Istilah kepercayaan dan sistem kepercayaan telah digunakan sejak lama secara luas dalam kajian-kajian antropologi agama dan dalam ilmu-ilmu sosial dan budaya. Menurut ahli-ahli yang mendalami masalah agama dan kepercayaan, sulit sekali mengkaitkan kepercayaan yang bersifat fenomena psikologis individual dengan pemahaman kelompok atau masyarakat, Karena sebuah sistem budaya baru akan dapat diamati jika berada dalam struktur sosial budaya sebuah kelompok atau masyarakat (Seymor-Smith, 1986:23).
Kepercayaan (Ing. beliefing) atau percaya[2] secara umum dapat diartikan sebagai suatu penerimaan mental terhadap sesuatu yang dianggap sebagai kebenaran, yang diterima dengan kesadaran yang utuh hingga ke dalam batin, jiwa dan rohani. Kepercayaan biasanya didefinisikan sebagai sebuah pendirian yang kuat atas kebenaran dari pernyataan tentang sesuatu tanpa perlu diverifikasi lagi, karena itu kepercayaan adalah sebuah interpretasi mental yang bersifat subyektif yang berasal dari persepsi-persepsi, kontemplasi atau hasil komunikasi tertentu. Karena sifatnya yang mendasar itu maka kepercayaan selalu menjadi kunci pengakuan dalam setiap proses berpikir, baik secara keagamaan (religious) maupun secara keilmuan (scientific). Kajian ini sendiri dikembangkan dalam pengertian agama, dimana kepercayaan sebagai suatu bagian penting dari dasar-dasar moral dan spiritual – biasanya disebut “keyakinan” (Ing. faith) – yang pada mulanya dikembangkan oleh orang-orang yang mencari dasar-dasar fungsional guna memperkuat struktur sosial (kehidupan pribadi dan kelompok) disertai dengan kemauan yang kuat untuk melestarikan keyakinan tersebut. Umumnya sebuah kepercayaan keagamaan atau keyakinan keagamaan akan diterima semakin kuat apabila keyakinan tersebut telah mengalami berbagai tekanan, memperoleh penjelasan atau karena munculnya berbagai peristiwa yang dianggap sebagai pembenaran, kesaksian atau wahyu (nubuat). [3]

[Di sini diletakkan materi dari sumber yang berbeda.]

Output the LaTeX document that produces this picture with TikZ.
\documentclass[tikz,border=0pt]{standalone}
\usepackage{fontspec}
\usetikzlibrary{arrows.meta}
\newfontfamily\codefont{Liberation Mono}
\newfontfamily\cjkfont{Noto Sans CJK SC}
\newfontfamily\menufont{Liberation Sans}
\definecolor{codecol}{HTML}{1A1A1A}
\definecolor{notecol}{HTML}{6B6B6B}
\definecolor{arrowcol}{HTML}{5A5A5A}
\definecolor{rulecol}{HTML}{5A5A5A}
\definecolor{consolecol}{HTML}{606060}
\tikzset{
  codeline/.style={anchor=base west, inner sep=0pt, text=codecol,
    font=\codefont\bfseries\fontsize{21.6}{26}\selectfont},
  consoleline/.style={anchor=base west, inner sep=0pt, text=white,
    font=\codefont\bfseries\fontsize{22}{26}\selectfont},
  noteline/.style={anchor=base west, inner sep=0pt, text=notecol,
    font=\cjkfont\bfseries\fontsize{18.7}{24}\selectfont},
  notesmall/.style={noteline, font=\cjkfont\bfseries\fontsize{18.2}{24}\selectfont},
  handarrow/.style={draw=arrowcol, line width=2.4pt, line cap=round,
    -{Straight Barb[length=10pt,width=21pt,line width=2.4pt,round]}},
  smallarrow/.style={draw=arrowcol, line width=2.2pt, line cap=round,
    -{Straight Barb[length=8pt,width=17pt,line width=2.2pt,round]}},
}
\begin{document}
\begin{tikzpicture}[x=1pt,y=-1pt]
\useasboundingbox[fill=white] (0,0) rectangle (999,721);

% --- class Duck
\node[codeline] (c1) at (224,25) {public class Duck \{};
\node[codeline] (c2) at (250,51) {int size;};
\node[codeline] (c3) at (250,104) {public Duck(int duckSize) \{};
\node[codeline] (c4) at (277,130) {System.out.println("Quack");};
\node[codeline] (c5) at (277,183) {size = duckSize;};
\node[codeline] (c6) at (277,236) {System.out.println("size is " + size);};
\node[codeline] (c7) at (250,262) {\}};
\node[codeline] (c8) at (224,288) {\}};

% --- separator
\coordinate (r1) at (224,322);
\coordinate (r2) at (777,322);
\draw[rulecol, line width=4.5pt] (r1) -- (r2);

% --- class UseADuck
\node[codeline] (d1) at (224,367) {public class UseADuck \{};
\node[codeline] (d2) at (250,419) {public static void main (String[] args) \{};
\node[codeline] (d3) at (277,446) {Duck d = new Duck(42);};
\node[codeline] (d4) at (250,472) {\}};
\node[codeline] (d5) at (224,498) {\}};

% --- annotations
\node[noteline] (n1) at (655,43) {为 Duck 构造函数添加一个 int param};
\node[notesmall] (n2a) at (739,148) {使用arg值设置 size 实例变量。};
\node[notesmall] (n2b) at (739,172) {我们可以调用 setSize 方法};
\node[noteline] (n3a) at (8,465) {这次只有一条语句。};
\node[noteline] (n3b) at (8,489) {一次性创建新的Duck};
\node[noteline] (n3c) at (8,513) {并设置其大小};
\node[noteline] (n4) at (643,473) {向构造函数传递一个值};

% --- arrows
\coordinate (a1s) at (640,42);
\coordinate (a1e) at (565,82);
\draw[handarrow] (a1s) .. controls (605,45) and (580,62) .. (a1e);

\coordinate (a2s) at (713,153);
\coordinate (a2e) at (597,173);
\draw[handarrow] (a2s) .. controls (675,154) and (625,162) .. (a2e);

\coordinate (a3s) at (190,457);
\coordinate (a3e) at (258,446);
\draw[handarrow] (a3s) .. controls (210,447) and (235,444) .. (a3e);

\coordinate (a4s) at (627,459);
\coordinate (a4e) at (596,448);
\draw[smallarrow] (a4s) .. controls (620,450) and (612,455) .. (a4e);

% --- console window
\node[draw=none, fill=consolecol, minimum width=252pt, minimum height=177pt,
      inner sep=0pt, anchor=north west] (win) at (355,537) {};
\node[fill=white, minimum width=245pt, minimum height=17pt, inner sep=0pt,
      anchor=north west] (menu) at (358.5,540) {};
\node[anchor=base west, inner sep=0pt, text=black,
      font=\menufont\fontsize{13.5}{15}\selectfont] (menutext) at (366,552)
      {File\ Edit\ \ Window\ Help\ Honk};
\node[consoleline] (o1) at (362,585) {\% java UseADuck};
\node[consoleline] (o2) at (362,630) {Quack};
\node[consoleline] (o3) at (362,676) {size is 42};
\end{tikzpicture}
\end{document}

Selanjutnya kepercayaan dalam tulisan ini disebut kepercayaan agama, agama atau religi saja.
Ada beberapa pertanyaan yang menggoda dari topik kajian ini. Pertama, “Apakah religi komunitas-komunitas adat sama dengan apa yang digolongkan oleh para ahli sebagai sistem keyakinan bersahaja (primitive religion)? Tidakkah religi komunitas-komunitas adat di masa kini adalah bagian dari atau merupakan sinkretisasi dari ajaran religi-religi “besar”?[4]

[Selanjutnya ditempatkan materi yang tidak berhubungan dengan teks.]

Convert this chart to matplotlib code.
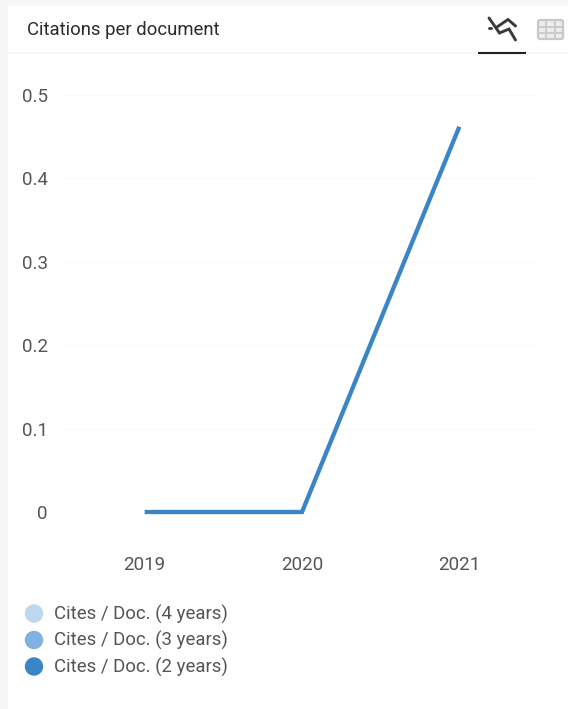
import matplotlib
matplotlib.use("Agg")
import matplotlib.pyplot as plt
from matplotlib.patches import Circle, FancyBboxPatch, Rectangle

plt.rcParams['font.family'] = ['Roboto', 'DejaVu Sans']

W, H = 568, 709

years = [2019, 2020, 2021]
cites_2y = [0, 0, 0.462]
y_ticks = [0, 0.1, 0.2, 0.3, 0.4, 0.5]
y_labels = ['0', '0.1', '0.2', '0.3', '0.4', '0.5']
title = 'Citations per document'
legend_labels = ['Cites / Doc. (4 years)', 'Cites / Doc. (3 years)', 'Cites / Doc. (2 years)']
legend_colors = ['#bdd7ee', '#7fb2e0', '#3a85c6']

fig = plt.figure(figsize=(W / 100, H / 100), dpi=100, facecolor='#f7f7f7')

# Pixel-space layer for the card, header and legend
page = fig.add_axes([0, 0, 1, 1])
page.set_xlim(0, W)
page.set_ylim(H, 0)
page.axis('off')
page.add_patch(Rectangle((8, 6), W - 8, H - 6, fc='white', ec='none'))
page.plot([8, W], [52.5, 52.5], color='#f5f5f5', lw=1.2)
page.plot([478, 526], [52.8, 52.8], color='#222222', lw=1.5, solid_capstyle='butt')
page.text(27, 30, title, fontsize=13.35, color='#2b2b2b', va='center', ha='left')

# Line-chart tab icon
icon_kw = dict(color='#3a3a3a', lw=2.1, solid_capstyle='round', solid_joinstyle='miter')
page.plot([489, 499.5, 509, 515.5], [18, 33, 29, 40], **icon_kw)
page.plot([497, 508, 515.5], [27, 19.5, 26], **icon_kw)
page.plot([489, 491], [28, 28], **icon_kw)

# Table tab icon
page.add_patch(FancyBboxPatch((538, 20), 25, 19, boxstyle='round,pad=0,rounding_size=2',
                              fc='#ececec', ec='#c8c8c8', lw=1.6))
for gx in (546, 554.5):
    page.plot([gx, gx], [20, 39], color='#c8c8c8', lw=1.3)
for gy in (26.5, 33):
    page.plot([538, 563], [gy, gy], color='#c8c8c8', lw=1.3)

# Legend
for ypos, label, color in zip((613.5, 640, 666.5), legend_labels, legend_colors):
    page.add_patch(Circle((34, ypos), 9.2, fc=color, ec='none'))
    page.text(54.5, ypos + 0.8, label, fontsize=13.4, color='#555555', va='center', ha='left')

# Plot area
left, right, top, bottom = 66, 538, 95, 512
ax = fig.add_axes([left / W, 1 - bottom / H, (right - left) / W, (bottom - top) / H])
ax.patch.set_alpha(0)
ax.set_xlim(2018.5, 2021.5)
ax.set_ylim(0, 0.5)
for spine in ax.spines.values():
    spine.set_visible(False)
ax.set_xticks(years)
ax.set_xticklabels([str(y) for y in years])
ax.set_yticks(y_ticks)
ax.set_yticklabels(y_labels)
ax.tick_params(axis='both', length=0, labelsize=13.5, labelcolor='#555555')
ax.tick_params(axis='x', pad=31.7)
ax.tick_params(axis='y', pad=13)
ax.grid(axis='y', color='#f4f4f4', lw=0.8, ls=(0, (1.5, 2)))
ax.set_axisbelow(True)
ax.plot(years, cites_2y, color=legend_colors[2], lw=3.1, clip_on=False,
        solid_capstyle='butt', solid_joinstyle='miter')

fig.savefig('out.png', dpi=100, facecolor=fig.get_facecolor())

Pertanyaan-pertanyaan di atas patut digarisbawahi, karena komunitas-komunitas adat bukanlah unit-unit sosio-religius yang seragam, tetapi sangat beragam dan memiliki ciri-ciri keaslian dan corak kesinkretisan yang berbeda-beda. Karena itu pula tidak ada data langsung yang menjawab pertanyaan-pertanyaan tersebut, kecuali dengan mengaitkannya dengan pemahaman ilmiah yang telah ada tentang agama-agama yang mempunyai banyak ciri sama dengan mereka, yakni agama bersahaja. Pernyataan ini perlu disampaikan, agar pembaca awam tidak beranggapan tulisan ini mereduksi agama komunitas adat, seolah-olah menjadi sistem kepercayaan yang lebih rendah dari pada sistem kepercayaan lain.

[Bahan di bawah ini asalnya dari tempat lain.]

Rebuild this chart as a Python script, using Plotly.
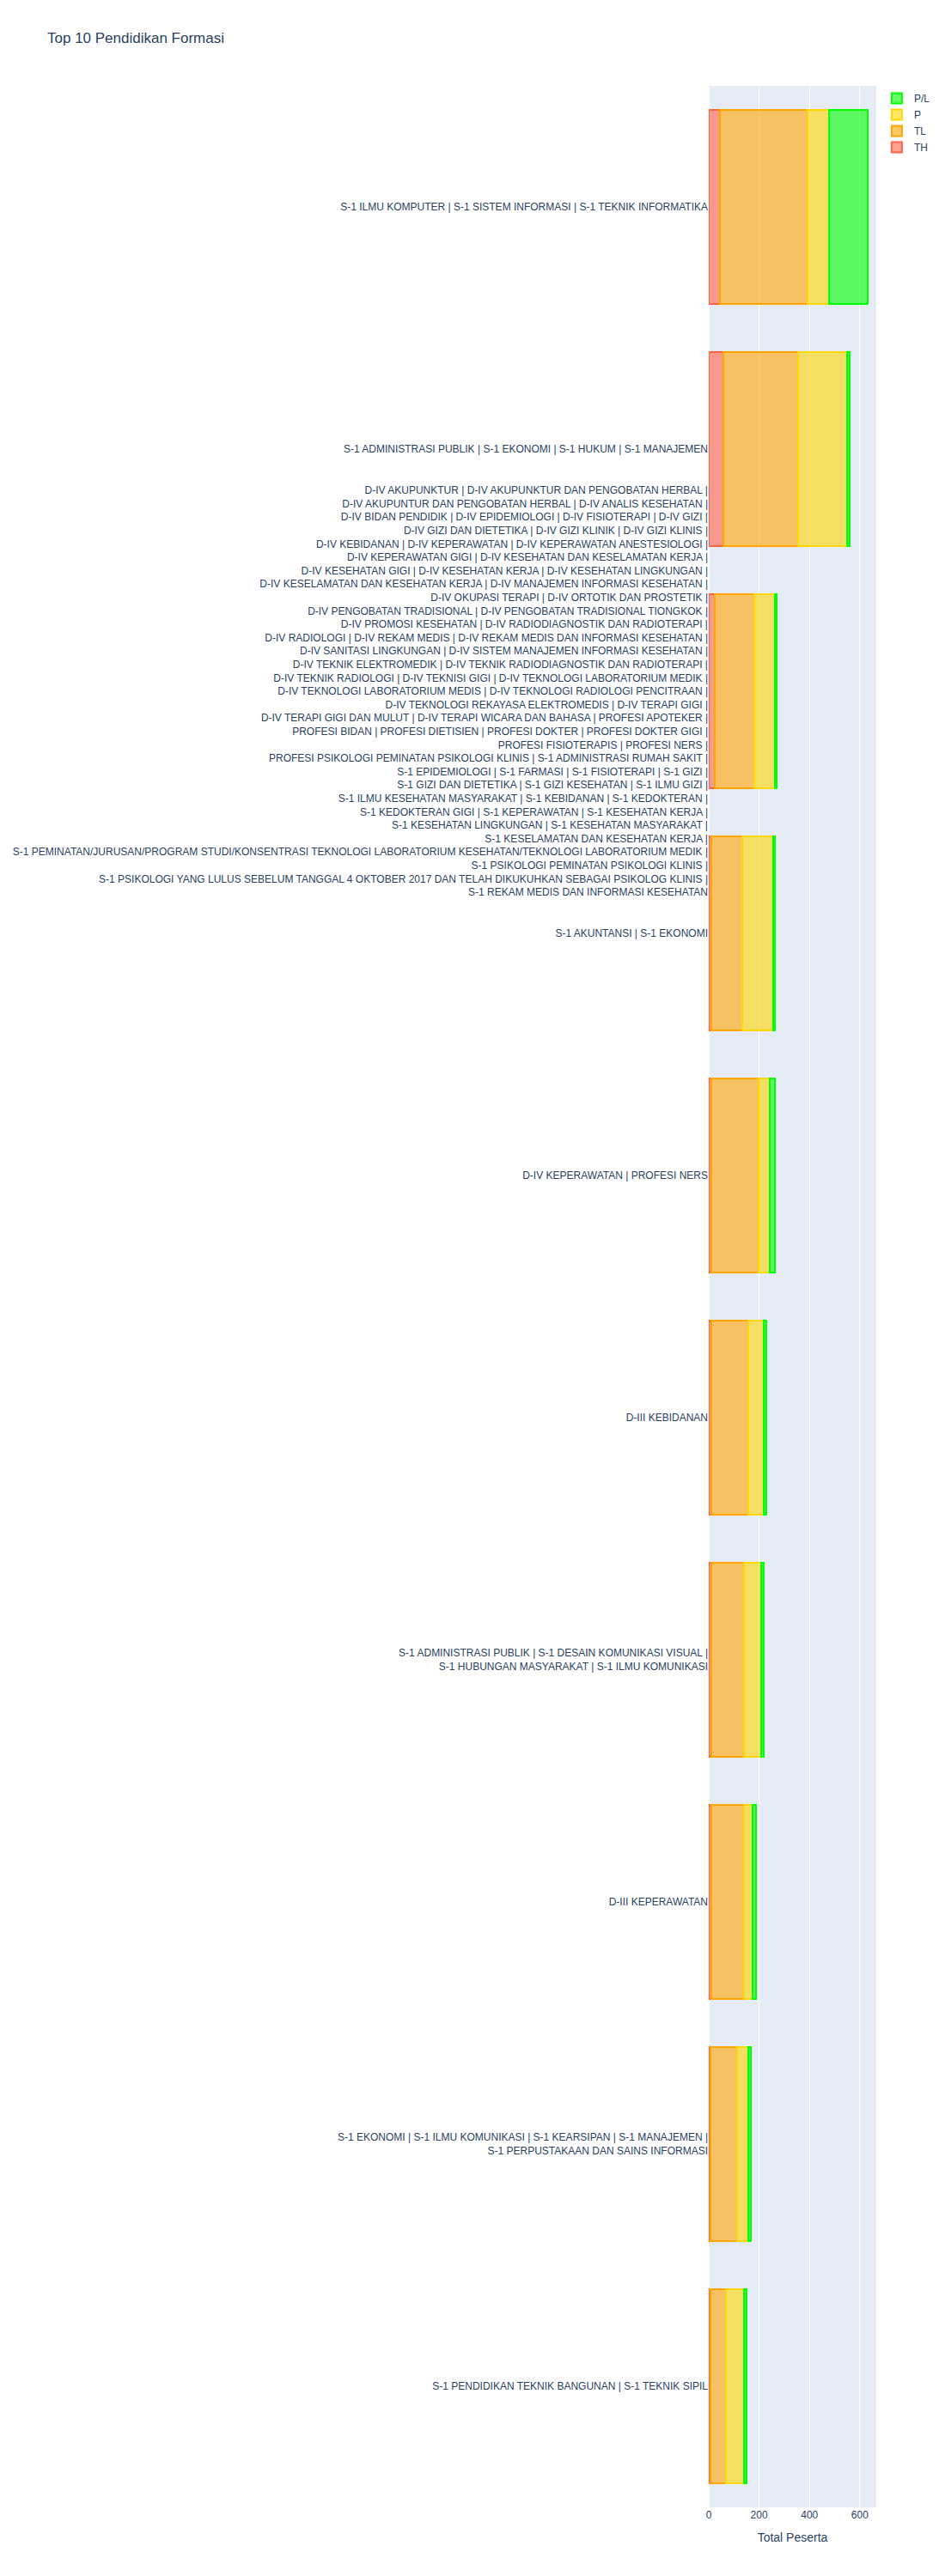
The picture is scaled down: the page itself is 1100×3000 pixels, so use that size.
import plotly.graph_objects as go

long_label_lines = [
    "D-IV AKUPUNKTUR | D-IV AKUPUNKTUR DAN PENGOBATAN HERBAL |",
    "D-IV AKUPUNTUR DAN PENGOBATAN HERBAL | D-IV ANALIS KESEHATAN |",
    "D-IV BIDAN PENDIDIK | D-IV EPIDEMIOLOGI | D-IV FISIOTERAPI | D-IV GIZI |",
    "D-IV GIZI DAN DIETETIKA | D-IV GIZI KLINIK | D-IV GIZI KLINIS |",
    "D-IV KEBIDANAN | D-IV KEPERAWATAN | D-IV KEPERAWATAN ANESTESIOLOGI |",
    "D-IV KEPERAWATAN GIGI | D-IV KESEHATAN DAN KESELAMATAN KERJA |",
    "D-IV KESEHATAN GIGI | D-IV KESEHATAN KERJA | D-IV KESEHATAN LINGKUNGAN |",
    "D-IV KESELAMATAN DAN KESEHATAN KERJA | D-IV MANAJEMEN INFORMASI KESEHATAN |",
    "D-IV OKUPASI TERAPI | D-IV ORTOTIK DAN PROSTETIK |",
    "D-IV PENGOBATAN TRADISIONAL | D-IV PENGOBATAN TRADISIONAL TIONGKOK |",
    "D-IV PROMOSI KESEHATAN | D-IV RADIODIAGNOSTIK DAN RADIOTERAPI |",
    "D-IV RADIOLOGI | D-IV REKAM MEDIS | D-IV REKAM MEDIS DAN INFORMASI KESEHATAN |",
    "D-IV SANITASI LINGKUNGAN | D-IV SISTEM MANAJEMEN INFORMASI KESEHATAN |",
    "D-IV TEKNIK ELEKTROMEDIK | D-IV TEKNIK RADIODIAGNOSTIK DAN RADIOTERAPI |",
    "D-IV TEKNIK RADIOLOGI | D-IV TEKNISI GIGI | D-IV TEKNOLOGI LABORATORIUM MEDIK |",
    "D-IV TEKNOLOGI LABORATORIUM MEDIS | D-IV TEKNOLOGI RADIOLOGI PENCITRAAN |",
    "D-IV TEKNOLOGI REKAYASA ELEKTROMEDIS | D-IV TERAPI GIGI |",
    "D-IV TERAPI GIGI DAN MULUT | D-IV TERAPI WICARA DAN BAHASA | PROFESI APOTEKER |",
    "PROFESI BIDAN | PROFESI DIETISIEN | PROFESI DOKTER | PROFESI DOKTER GIGI |",
    "PROFESI FISIOTERAPIS | PROFESI NERS |",
    "PROFESI PSIKOLOGI PEMINATAN PSIKOLOGI KLINIS | S-1 ADMINISTRASI RUMAH SAKIT |",
    "S-1 EPIDEMIOLOGI | S-1 FARMASI | S-1 FISIOTERAPI | S-1 GIZI |",
    "S-1 GIZI DAN DIETETIKA | S-1 GIZI KESEHATAN | S-1 ILMU GIZI |",
    "S-1 ILMU KESEHATAN MASYARAKAT | S-1 KEBIDANAN | S-1 KEDOKTERAN |",
    "S-1 KEDOKTERAN GIGI | S-1 KEPERAWATAN | S-1 KESEHATAN KERJA |",
    "S-1 KESEHATAN LINGKUNGAN | S-1 KESEHATAN MASYARAKAT |",
    "S-1 KESELAMATAN DAN KESEHATAN KERJA |",
    "S-1 PEMINATAN/JURUSAN/PROGRAM STUDI/KONSENTRASI TEKNOLOGI LABORATORIUM KESEHATAN/TEKNOLOGI LABORATORIUM MEDIK |",
    "S-1 PSIKOLOGI PEMINATAN PSIKOLOGI KLINIS |",
    "S-1 PSIKOLOGI YANG LULUS SEBELUM TANGGAL 4 OKTOBER 2017 DAN TELAH DIKUKUHKAN SEBAGAI PSIKOLOG KLINIS |",
    "S-1 REKAM MEDIS DAN INFORMASI KESEHATAN",
]

categories = [
    "S-1 ILMU KOMPUTER | S-1 SISTEM INFORMASI | S-1 TEKNIK INFORMATIKA",
    "S-1 ADMINISTRASI PUBLIK | S-1 EKONOMI | S-1 HUKUM | S-1 MANAJEMEN",
    "<br>".join(long_label_lines),
    "S-1 AKUNTANSI | S-1 EKONOMI",
    "D-IV KEPERAWATAN | PROFESI NERS",
    "D-III KEBIDANAN",
    "S-1 ADMINISTRASI PUBLIK | S-1 DESAIN KOMUNIKASI VISUAL |<br>S-1 HUBUNGAN MASYARAKAT | S-1 ILMU KOMUNIKASI",
    "D-III KEPERAWATAN",
    "S-1 EKONOMI | S-1 ILMU KOMUNIKASI | S-1 KEARSIPAN | S-1 MANAJEMEN |<br>S-1 PERPUSTAKAAN DAN SAINS INFORMASI",
    "S-1 PENDIDIKAN TEKNIK BANGUNAN | S-1 TEKNIK SIPIL",
]

TH = [45, 59, 25, 11, 10, 10, 11, 11, 8, 8]
TL = [347, 297, 155, 123, 189, 148, 130, 130, 106, 61]
P = [86, 193, 82, 122, 43, 60, 67, 33, 43, 71]
PL = [154, 12, 7, 6, 20, 10, 10, 13, 10, 10]

series = [
    ("TH", TH, "rgba(255,99,71,0.6)", "#FF6347"),
    ("TL", TL, "rgba(255,165,0,0.6)", "#FFA500"),
    ("P", P, "rgba(255,215,0,0.6)", "#FFD700"),
    ("P/L", PL, "rgba(0,255,0,0.6)", "#00FF00"),
]

fig = go.Figure()
for name, vals, fill, line in series:
    fig.add_trace(go.Bar(
        name=name, y=categories, x=vals, orientation="h",
        marker=dict(color=fill, line=dict(color=line, width=2)),
    ))

fig.update_layout(
    barmode="stack",
    width=1100, height=3000,
    font=dict(family="Liberation Sans, Arial, sans-serif"),
    title=dict(text="Top 10 Pendidikan Formasi"),
    margin=dict(l=825, r=80, t=100, b=80),
    xaxis=dict(title=dict(text="Total Peserta")),
    yaxis=dict(autorange="reversed", automargin=False),
)

fig.write_html("out.html")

Ada pula suatu pertanyaan penting lain yang sering diabaikan orang dalam etnografi tentang suatu agama suatu masyarakat atau kepercayaan dalam sebuah budaya, yaitu: “Apakah penjelasan tentang agama atau kepercayaan komunitas adat tersebut berkenaan dengan masa sekarang atau masa lampau?” Setiap tulisan ilmiah seharusnya ditunjukkan dengan menjelaskan batas-batas keterangan tentang waktu dimana suatu perkara dibicarakan. Apakah dalam konteks kondisi masa kini (sewaktu data terakhir diperoleh oleh penulis), ataukah dalam konteks kondisi masa lampau yang mungkin telah terjadi dan yang pernah dialami oleh saksi mata, atau yang hanya didengar secara berantai dari orang ke orang?. Demikian juga halnya dengan penjelasan tentang agama dari suatu masyarakat atau komunitas adat, tidak dapat dikatakan sepenuhnya dapat mewakili kondisi yang sebenarnya terjadi (kondisi aktual). Mungkin saja yang terekam adalah kondisi ideal menurut tokoh atau narasumber, yang dapat saja berbeda dengan kondisi ideal yang “diharapkan” oleh narasumber yang lain. Seorang peneliti agama sebaiknya berdiri sendiri dengan interpretasi-interpretasinya tanpa memanipulasi data, tapi dengan mengkaitkan pernyataannya dengan konsep-konsep dan teori-teori di bidang disiplin ilmunya.
Agama dan komunitas adat
Agama adalah seperangkat sistem kepercayaan, simbol-simbol dan upacara-upacara yang dipraktekan oleh orang-orang dari sebuah komunitas sosio-religius yang diikat sebagai oleh sebuah pemikiran sakral[5]. Sebagian ahli beranggapan sakralisasi dalam agama lebih penting dari pada Tuhan atau tokoh dewa, karena ada agama-agama yang tidak mengutamakan pemujaan Tuhan atau dewa. Selain itu, berbeda dengan magic yang bersifat individualistis dan intrumentalis, agama lebih bersifat sosio-religius dan simbolis (Gordon Marshall ed. dalam Dictionary of Sociology, 1994).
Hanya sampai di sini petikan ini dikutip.